Bakırköy Dr. Sadi Konuk Hastanesi’nde transfobi

Trans kadın S.A., İstanbul Bakırköy Dr. Sadi Konuk Eğitim ve Araştırma Hastanesi Enfeksiyon sekreteri tarafından transfobiye maruz bırakıldı. Sekreter S.A.’ya “Tipinize bakmıyorsunuz herhalde, yüzünüze bakamıyorum” dedi.

Kaos GL’den Aslı Alpar’ın haberine göre; Trans kadın S.A., 18 Ocak Çarşamba günü, muayene olmak için gittiği İstanbul Bakırköy Dr. Sadi Konuk Eğitim ve Araştırma Hastanesi’nde transfobiye maruz bırakıldı.

Hastanenin enfeksiyon bölümünde randevusu olan trans kadın S.A., sekreteryadaki sağlık çalışanına kayıt açtırmak istediğini söyledi fakat  S.A. aldığı yanıtı duyamadı. Yanıtı tekrarlamasını rica eden S.A.’ya sağlık çalışanı, “Tipinize bakmıyorsunuz herhalde, yüzünüze bakamıyorum” dedi. 

Hastane polisi şikâyeti almadı, polis ekipleri hastaneye gelmedi

Yaşadığı ayrımcılığı kameraya almak isteyen S.A.’nın yanına gelen hastane polisi S.A.’nın şikâyetini almadı.

Kendisine transfobik davranışlarda bulunan çalışanı şikayet etmek için polisi arayan S.A., ekiplerin yönlendirilmediğini yaklaşık 1 saat hastanede polisin gelmesini beklediğini, tekrar aradığında “kaydınız alınmıştır” denildiğini ancak polisin olay yerine gelmediğini söyledi:

“Sağlık çalışanından şikâyetçi olmak istedim, hastane polisi şikâyetimi almadı. Bunun üzerine polisi aradım, yaklaşık bir saat boyunca geleceğini söyleyen polisleri bekledim, gelmedi.
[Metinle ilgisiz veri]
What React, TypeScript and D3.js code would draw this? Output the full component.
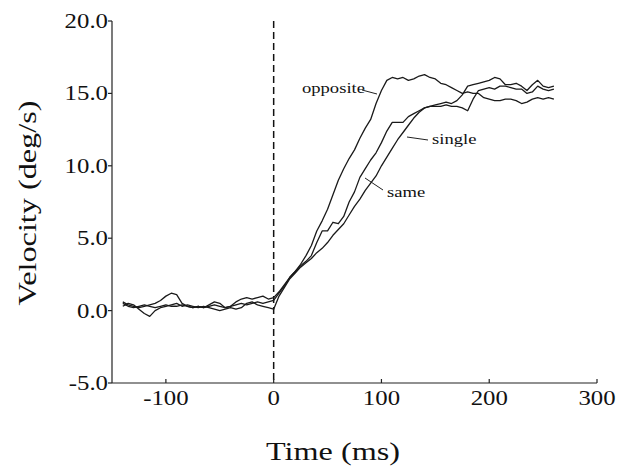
import React from "react";
import * as d3 from "d3";

const times: number[] = d3.range(-140, 261, 5);

const opposite: number[] = [
  0.5, 0.3, 0.2, 0.3, 0.4, 0.3, 0.2, 0.3, 0.4, 0.3, 0.3, 0.4, 0.3, 0.2, 0.3, 0.2, 0.3, 0.4, 0.3, 0.2, 0.3, 0.4, 0.5, 0.4, 0.5, 0.6, 0.5, 0.6, 0.7,
  1.2, 1.7, 2.3, 2.7, 3.2, 3.8, 4.5, 5.5, 6.2, 7.0, 8.0, 9.0, 9.8, 10.5, 11.1, 11.9, 12.6, 13.2, 14.3, 15.2,
  15.9, 16.1, 16.0, 16.1, 15.9, 16.0, 16.2, 16.3, 16.1, 16.0,
  15.7, 15.6, 15.4, 15.2, 15.0, 15.1, 15.0, 15.0, 14.7, 14.6,
  14.5, 14.5, 14.6, 14.6, 14.5, 14.3, 14.4, 14.6, 14.7, 14.6, 14.7, 14.6,
];

const same: number[] = [
  0.6, 0.4, 0.3, 0.2, 0.3, 0.4, 0.5, 0.7, 1.0, 1.2, 1.1, 0.5, 0.3, 0.2, 0.3, 0.2, 0.4, 0.6, 0.5, 0.2, 0.3, 0.6, 0.8, 0.9, 0.8, 0.9, 1.0, 0.8, 0.9,
  1.3, 1.8, 2.3, 2.7, 3.1, 3.4, 3.8, 4.7, 5.5, 5.5, 6.1, 6.0, 6.5, 7.5, 8.2, 9.2, 9.8, 10.4, 10.9, 11.6,
  12.4, 13.0, 13.0, 13.0, 13.4, 13.6, 13.8, 14.0, 14.1, 14.2,
  14.3, 14.4, 14.3, 14.5, 14.9, 15.5, 15.6, 15.7, 15.8, 15.9,
  16.1, 16.0, 15.6, 15.6, 15.7, 15.5, 15.2, 15.6, 15.9, 15.5, 15.4, 15.5,
];

const single: number[] = [
  0.3, 0.5, 0.4, 0.1, -0.2, -0.4, 0.0, 0.2, 0.3, 0.4, 0.5, 0.3, 0.4, 0.3, 0.2, 0.3, 0.2, 0.1, 0.0, 0.1, 0.2, 0.1, 0.2, 0.5, 0.6, 0.4, 0.3, 0.2, 0.1,
  1.0, 1.6, 2.2, 2.6, 3.0, 3.3, 3.6, 4.0, 4.3, 4.7, 5.2, 5.6, 6.0, 6.6, 7.2, 7.7, 8.3, 8.8, 9.3, 10.0,
  10.6, 11.2, 11.8, 12.3, 12.8, 13.3, 13.7, 14.0, 14.1, 14.1,
  14.1, 14.2, 14.1, 14.1, 14.0, 13.8, 14.6, 15.2, 15.3, 15.4,
  15.3, 15.5, 15.5, 15.4, 15.3, 15.3, 15.0, 15.1, 15.5, 15.3, 15.2, 15.3,
];

const xTicks: number[] = [-100, 0, 100, 200, 300];
const yTicks: number[] = [-5, 0, 5, 10, 15, 20];

const FONT = "'Liberation Serif', 'Times New Roman', serif";
const SX = 1.24;

function T(props: { x: number; y: number; size: number; anchor?: string; rotate?: number; children: React.ReactNode }) {
  const { x, y, size, anchor = "start", rotate = 0, children } = props;
  return (
    <text
      transform={`translate(${x},${y}) rotate(${rotate}) scale(${SX},1)`}
      fontFamily={FONT}
      fontSize={size}
      textAnchor={anchor}
      fill="#111"
    >
      {children}
    </text>
  );
}

export default function App() {
  const W = 618, H = 466;
  const x = d3.scaleLinear().domain([-150, 300]).range([112, 597]);
  const y = d3.scaleLinear().domain([-5, 20]).range([383, 21]);
  const line = d3.line<number>().x((_, i) => x(times[i])).y((d) => y(d));
  const series = [opposite, same, single];

  return (
    <svg width={W} height={H} style={{ position: "absolute", left: 0, top: 0, background: "#fff" }}>
      <rect width={W} height={H} fill="#fff" />
      {/* dashed stimulus line */}
      <line x1={x(0)} x2={x(0)} y1={y(20)} y2={y(-5)} stroke="#111" strokeWidth={1.5} strokeDasharray="7,4" />
      {/* data */}
      {series.map((s, i) => (
        <path key={i} d={line(s) || ""} fill="none" stroke="#1a1a1a" strokeWidth={1.3} strokeLinejoin="round" />
      ))}
      {/* axes */}
      <line x1={x(-150)} x2={x(-150)} y1={y(20)} y2={y(-5)} stroke="#222" strokeWidth={1.2} />
      <line x1={x(-150)} x2={x(300)} y1={y(-5)} y2={y(-5)} stroke="#222" strokeWidth={1.2} />
      {yTicks.map((t) => (
        <g key={"y" + t}>
          <line x1={x(-150) - 4} x2={x(-150)} y1={y(t)} y2={y(t)} stroke="#222" strokeWidth={1.2} />
          <T x={x(-150) - 4} y={y(t) + 7} size={20} anchor="end">{t.toFixed(1)}</T>
        </g>
      ))}
      {xTicks.map((t) => (
        <g key={"x" + t}>
          <line x1={x(t)} x2={x(t)} y1={y(-5)} y2={y(-5) - 4} stroke="#222" strokeWidth={1.2} />
          <T x={x(t)} y={405} size={20} anchor="middle">{String(t)}</T>
        </g>
      ))}
      <T x={333} y={460} size={26} anchor="middle">Time (ms)</T>
      <T x={36} y={203} size={26} anchor="middle" rotate={-90}>Velocity (deg/s)</T>
      {/* labels */}
      <line x1={362} y1={90} x2={377} y2={94} stroke="#222" strokeWidth={1} />
      <T x={302} y={93} size={15}>opposite</T>
      <line x1={407} y1={137} x2={428} y2={140} stroke="#222" strokeWidth={1} />
      <T x={432} y={144} size={15}>single</T>
      <line x1={365} y1={178} x2={383} y2={190} stroke="#222" strokeWidth={1} />
      <T x={387} y={197} size={15}>same</T>
    </svg>
  );
}
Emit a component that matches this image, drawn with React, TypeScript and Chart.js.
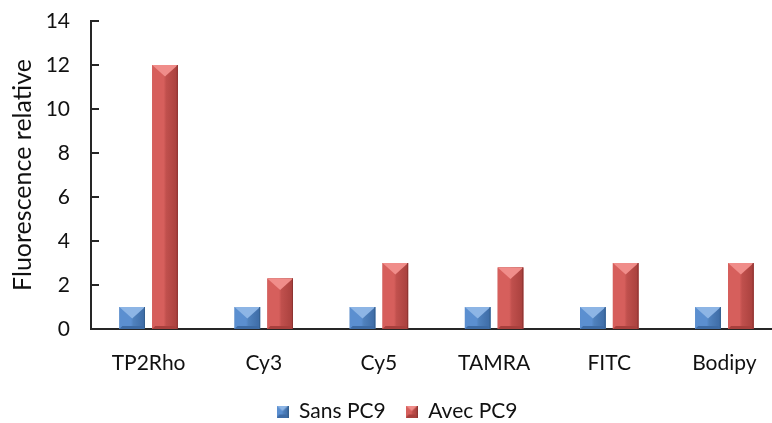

Bu sırada bana hakaret eden sağlık çalışanını bulunduğu yerden aldılar ve yerine kimse de gelmedi, bankoyu da kapattılar. İnsanlar bu bankodan işlem yaptıramadı. Hastanenin Hasta Hakları Birimi’ne başvurdum, umarım gereken yapılır.”

“Bu süreci yalnız yaşayan insanlar için bu ayrımcılık biçimleri çok daha ağır gelir”

S.A., yaşadığı ayrımcılıktan nasıl etkilendiğini şöyle anlattı: 

“Uyum sürecindeyim ve doktorlarım zaten zor olan bu süreci daha kolay atlatabilmem için eve kapanmamam gerektiğini söylüyor. Fakat sokağa çıktığımız anda da başımıza bunlar geliyor. Hakaret, ayrımcılık? Benim sürecimde ailem yanımda, sevdiklerim yanımda, kurulu bir düzenim ve kariyerim var, buna rağmen yaşadığım bu ayrımcılık beni çok kötü etkiledi. Bu süreci yalnız yaşayan insanlar için bu ayrımcılık biçimleri çok daha ağır gelir. Bu ayrımcılığı yaşamamamız gerekir.”